#### Written problem
Return the whole listing, keeping every character the same.

#### Information shown
## BEGIN

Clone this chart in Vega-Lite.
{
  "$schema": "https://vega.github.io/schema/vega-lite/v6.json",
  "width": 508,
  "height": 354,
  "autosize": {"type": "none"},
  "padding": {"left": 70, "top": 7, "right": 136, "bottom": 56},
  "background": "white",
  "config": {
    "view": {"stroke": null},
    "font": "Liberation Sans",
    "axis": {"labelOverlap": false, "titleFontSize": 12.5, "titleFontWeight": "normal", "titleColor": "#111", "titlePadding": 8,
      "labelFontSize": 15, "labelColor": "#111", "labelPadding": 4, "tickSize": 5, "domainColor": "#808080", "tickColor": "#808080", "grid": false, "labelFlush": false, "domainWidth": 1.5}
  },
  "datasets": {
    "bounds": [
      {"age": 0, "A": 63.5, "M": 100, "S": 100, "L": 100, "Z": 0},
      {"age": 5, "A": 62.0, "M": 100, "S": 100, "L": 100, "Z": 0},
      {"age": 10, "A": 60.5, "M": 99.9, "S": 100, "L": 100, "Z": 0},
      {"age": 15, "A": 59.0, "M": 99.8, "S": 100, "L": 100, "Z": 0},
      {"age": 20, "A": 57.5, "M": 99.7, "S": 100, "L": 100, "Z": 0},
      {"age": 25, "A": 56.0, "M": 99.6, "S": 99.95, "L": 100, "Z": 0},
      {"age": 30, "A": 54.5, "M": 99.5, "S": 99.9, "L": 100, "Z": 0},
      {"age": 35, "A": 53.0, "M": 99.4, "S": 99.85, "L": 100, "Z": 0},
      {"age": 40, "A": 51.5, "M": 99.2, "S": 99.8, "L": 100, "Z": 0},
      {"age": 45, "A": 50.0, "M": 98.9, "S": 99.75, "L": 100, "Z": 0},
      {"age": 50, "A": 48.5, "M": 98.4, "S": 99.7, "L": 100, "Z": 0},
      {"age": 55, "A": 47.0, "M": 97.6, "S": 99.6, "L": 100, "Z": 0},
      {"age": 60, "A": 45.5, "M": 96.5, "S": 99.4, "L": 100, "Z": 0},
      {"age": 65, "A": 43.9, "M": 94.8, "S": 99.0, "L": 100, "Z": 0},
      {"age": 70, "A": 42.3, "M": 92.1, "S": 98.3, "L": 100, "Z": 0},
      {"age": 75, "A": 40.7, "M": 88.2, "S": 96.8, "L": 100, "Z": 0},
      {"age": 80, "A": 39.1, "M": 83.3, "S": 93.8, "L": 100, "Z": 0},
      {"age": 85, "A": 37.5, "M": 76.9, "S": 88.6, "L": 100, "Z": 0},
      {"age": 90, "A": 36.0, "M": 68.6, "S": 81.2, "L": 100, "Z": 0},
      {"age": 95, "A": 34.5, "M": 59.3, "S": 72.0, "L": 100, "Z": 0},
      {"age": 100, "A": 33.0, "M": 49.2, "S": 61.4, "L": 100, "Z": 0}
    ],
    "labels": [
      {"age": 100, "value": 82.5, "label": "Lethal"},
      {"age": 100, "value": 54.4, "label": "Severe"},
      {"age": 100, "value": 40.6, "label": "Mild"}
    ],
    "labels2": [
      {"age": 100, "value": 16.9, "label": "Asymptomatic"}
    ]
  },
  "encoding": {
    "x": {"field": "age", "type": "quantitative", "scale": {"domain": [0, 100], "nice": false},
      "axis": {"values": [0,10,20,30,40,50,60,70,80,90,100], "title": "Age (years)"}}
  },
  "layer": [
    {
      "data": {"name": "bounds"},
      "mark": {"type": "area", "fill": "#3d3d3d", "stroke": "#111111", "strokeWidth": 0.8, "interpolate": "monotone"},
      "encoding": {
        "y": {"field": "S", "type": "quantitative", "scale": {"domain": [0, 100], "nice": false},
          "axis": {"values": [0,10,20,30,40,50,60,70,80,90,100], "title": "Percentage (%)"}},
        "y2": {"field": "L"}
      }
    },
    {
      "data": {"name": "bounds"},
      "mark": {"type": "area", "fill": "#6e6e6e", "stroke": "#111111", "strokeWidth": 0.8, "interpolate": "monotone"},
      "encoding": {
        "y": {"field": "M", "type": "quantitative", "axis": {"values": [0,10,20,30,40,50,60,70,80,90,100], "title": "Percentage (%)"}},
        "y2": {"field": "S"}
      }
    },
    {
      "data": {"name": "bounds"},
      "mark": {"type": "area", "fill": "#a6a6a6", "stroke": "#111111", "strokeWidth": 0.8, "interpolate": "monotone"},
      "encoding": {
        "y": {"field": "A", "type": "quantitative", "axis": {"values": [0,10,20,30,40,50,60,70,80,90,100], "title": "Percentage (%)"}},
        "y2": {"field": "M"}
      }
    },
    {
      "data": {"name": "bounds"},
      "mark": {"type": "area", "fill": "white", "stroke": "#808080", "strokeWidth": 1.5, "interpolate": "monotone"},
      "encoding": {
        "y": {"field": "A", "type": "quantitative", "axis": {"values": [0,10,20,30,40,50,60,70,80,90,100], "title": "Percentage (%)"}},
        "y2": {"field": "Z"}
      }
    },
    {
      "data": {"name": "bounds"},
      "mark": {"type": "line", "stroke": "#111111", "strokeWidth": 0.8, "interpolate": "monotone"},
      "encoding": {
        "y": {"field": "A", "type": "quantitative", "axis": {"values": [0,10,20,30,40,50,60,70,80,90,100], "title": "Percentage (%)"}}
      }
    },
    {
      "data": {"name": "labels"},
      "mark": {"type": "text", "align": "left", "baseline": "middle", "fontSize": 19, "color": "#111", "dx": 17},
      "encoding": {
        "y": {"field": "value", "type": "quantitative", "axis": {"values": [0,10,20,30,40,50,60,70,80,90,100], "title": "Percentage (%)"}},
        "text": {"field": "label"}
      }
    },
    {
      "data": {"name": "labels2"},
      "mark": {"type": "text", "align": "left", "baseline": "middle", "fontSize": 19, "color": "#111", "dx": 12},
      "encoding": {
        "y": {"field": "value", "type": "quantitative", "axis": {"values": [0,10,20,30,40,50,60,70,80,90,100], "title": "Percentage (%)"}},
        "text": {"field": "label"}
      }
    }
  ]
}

## END

#### Right answer
Clone this chart in Vega-Lite.
{
  "$schema": "https://vega.github.io/schema/vega-lite/v6.json",
  "width": 508,
  "height": 354,
  "autosize": {"type": "none"},
  "padding": {"left": 70, "top": 7, "right": 136, "bottom": 56},
  "background": "white",
  "config": {
    "view": {"stroke": null},
    "font": "Liberation Sans",
    "axis": {"labelOverlap": false, "titleFontSize": 12.5, "titleFontWeight": "normal", "titleColor": "#111", "titlePadding": 8,
      "labelFontSize": 15, "labelColor": "#111", "labelPadding": 4, "tickSize": 5, "domainColor": "#808080", "tickColor": "#808080", "grid": false, "labelFlush": false, "domainWidth": 1.5}
  },
  "datasets": {
    "bounds": [
      {"age": 0, "A": 63.5, "M": 100, "S": 100, "L": 100, "Z": 0},
      {"age": 5, "A": 62.0, "M": 100, "S": 100, "L": 100, "Z": 0},
      {"age": 10, "A": 60.5, "M": 99.9, "S": 100, "L": 100, "Z": 0},
      {"age": 15, "A": 59.0, "M": 99.8, "S": 100, "L": 100, "Z": 0},
      {"age": 20, "A": 57.5, "M": 99.7, "S": 100, "L": 100, "Z": 0},
      {"age": 25, "A": 56.0, "M": 99.6, "S": 99.95, "L": 100, "Z": 0},
      {"age": 30, "A": 54.5, "M": 99.5, "S": 99.9, "L": 100, "Z": 0},
      {"age": 35, "A": 53.0, "M": 99.4, "S": 99.85, "L": 100, "Z": 0},
      {"age": 40, "A": 51.5, "M": 99.2, "S": 99.8, "L": 100, "Z": 0},
      {"age": 45, "A": 50.0, "M": 98.9, "S": 99.75, "L": 100, "Z": 0},
      {"age": 50, "A": 48.5, "M": 98.4, "S": 99.7, "L": 100, "Z": 0},
      {"age": 55, "A": 47.0, "M": 97.6, "S": 99.6, "L": 100, "Z": 0},
      {"age": 60, "A": 45.5, "M": 96.5, "S": 99.4, "L": 100, "Z": 0},
      {"age": 65, "A": 43.9, "M": 94.8, "S": 99.0, "L": 100, "Z": 0},
      {"age": 70, "A": 42.3, "M": 92.1, "S": 98.3, "L": 100, "Z": 0},
      {"age": 75, "A": 40.7, "M": 88.2, "S": 96.8, "L": 100, "Z": 0},
      {"age": 80, "A": 39.1, "M": 83.3, "S": 93.8, "L": 100, "Z": 0},
      {"age": 85, "A": 37.5, "M": 76.9, "S": 88.6, "L": 100, "Z": 0},
      {"age": 90, "A": 36.0, "M": 68.6, "S": 81.2, "L": 100, "Z": 0},
      {"age": 95, "A": 34.5, "M": 59.3, "S": 72.0, "L": 100, "Z": 0},
      {"age": 100, "A": 33.0, "M": 49.2, "S": 61.4, "L": 100, "Z": 0}
    ],
    "labels": [
      {"age": 100, "value": 82.5, "label": "Lethal"},
      {"age": 100, "value": 54.4, "label": "Severe"},
      {"age": 100, "value": 40.6, "label": "Mild"}
    ],
    "labels2": [
      {"age": 100, "value": 16.9, "label": "Asymptomatic"}
    ]
  },
  "encoding": {
    "x": {"field": "age", "type": "quantitative", "scale": {"domain": [0, 100], "nice": false},
      "axis": {"values": [0,10,20,30,40,50,60,70,80,90,100], "title": "Age (years)"}}
  },
  "layer": [
    {
      "data": {"name": "bounds"},
      "mark": {"type": "area", "fill": "#3d3d3d", "stroke": "#111111", "strokeWidth": 0.8, "interpolate": "monotone"},
      "encoding": {
        "y": {"field": "S", "type": "quantitative", "scale": {"domain": [0, 100], "nice": false},
          "axis": {"values": [0,10,20,30,40,50,60,70,80,90,100], "title": "Percentage (%)"}},
        "y2": {"field": "L"}
      }
    },
    {
      "data": {"name": "bounds"},
      "mark": {"type": "area", "fill": "#6e6e6e", "stroke": "#111111", "strokeWidth": 0.8, "interpolate": "monotone"},
      "encoding": {
        "y": {"field": "M", "type": "quantitative", "axis": {"values": [0,10,20,30,40,50,60,70,80,90,100], "title": "Percentage (%)"}},
        "y2": {"field": "S"}
      }
    },
    {
      "data": {"name": "bounds"},
      "mark": {"type": "area", "fill": "#a6a6a6", "stroke": "#111111", "strokeWidth": 0.8, "interpolate": "monotone"},
      "encoding": {
        "y": {"field": "A", "type": "quantitative", "axis": {"values": [0,10,20,30,40,50,60,70,80,90,100], "title": "Percentage (%)"}},
        "y2": {"field": "M"}
      }
    },
    {
      "data": {"name": "bounds"},
      "mark": {"type": "area", "fill": "white", "stroke": "#808080", "strokeWidth": 1.5, "interpolate": "monotone"},
      "encoding": {
        "y": {"field": "A", "type": "quantitative", "axis": {"values": [0,10,20,30,40,50,60,70,80,90,100], "title": "Percentage (%)"}},
        "y2": {"field": "Z"}
      }
    },
    {
      "data": {"name": "bounds"},
      "mark": {"type": "line", "stroke": "#111111", "strokeWidth": 0.8, "interpolate": "monotone"},
      "encoding": {
        "y": {"field": "A", "type": "quantitative", "axis": {"values": [0,10,20,30,40,50,60,70,80,90,100], "title": "Percentage (%)"}}
      }
    },
    {
      "data": {"name": "labels"},
      "mark": {"type": "text", "align": "left", "baseline": "middle", "fontSize": 19, "color": "#111", "dx": 17},
      "encoding": {
        "y": {"field": "value", "type": "quantitative", "axis": {"values": [0,10,20,30,40,50,60,70,80,90,100], "title": "Percentage (%)"}},
        "text": {"field": "label"}
      }
    },
    {
      "data": {"name": "labels2"},
      "mark": {"type": "text", "align": "left", "baseline": "middle", "fontSize": 19, "color": "#111", "dx": 12},
      "encoding": {
        "y": {"field": "value", "type": "quantitative", "axis": {"values": [0,10,20,30,40,50,60,70,80,90,100], "title": "Percentage (%)"}},
        "text": {"field": "label"}
      }
    }
  ]
}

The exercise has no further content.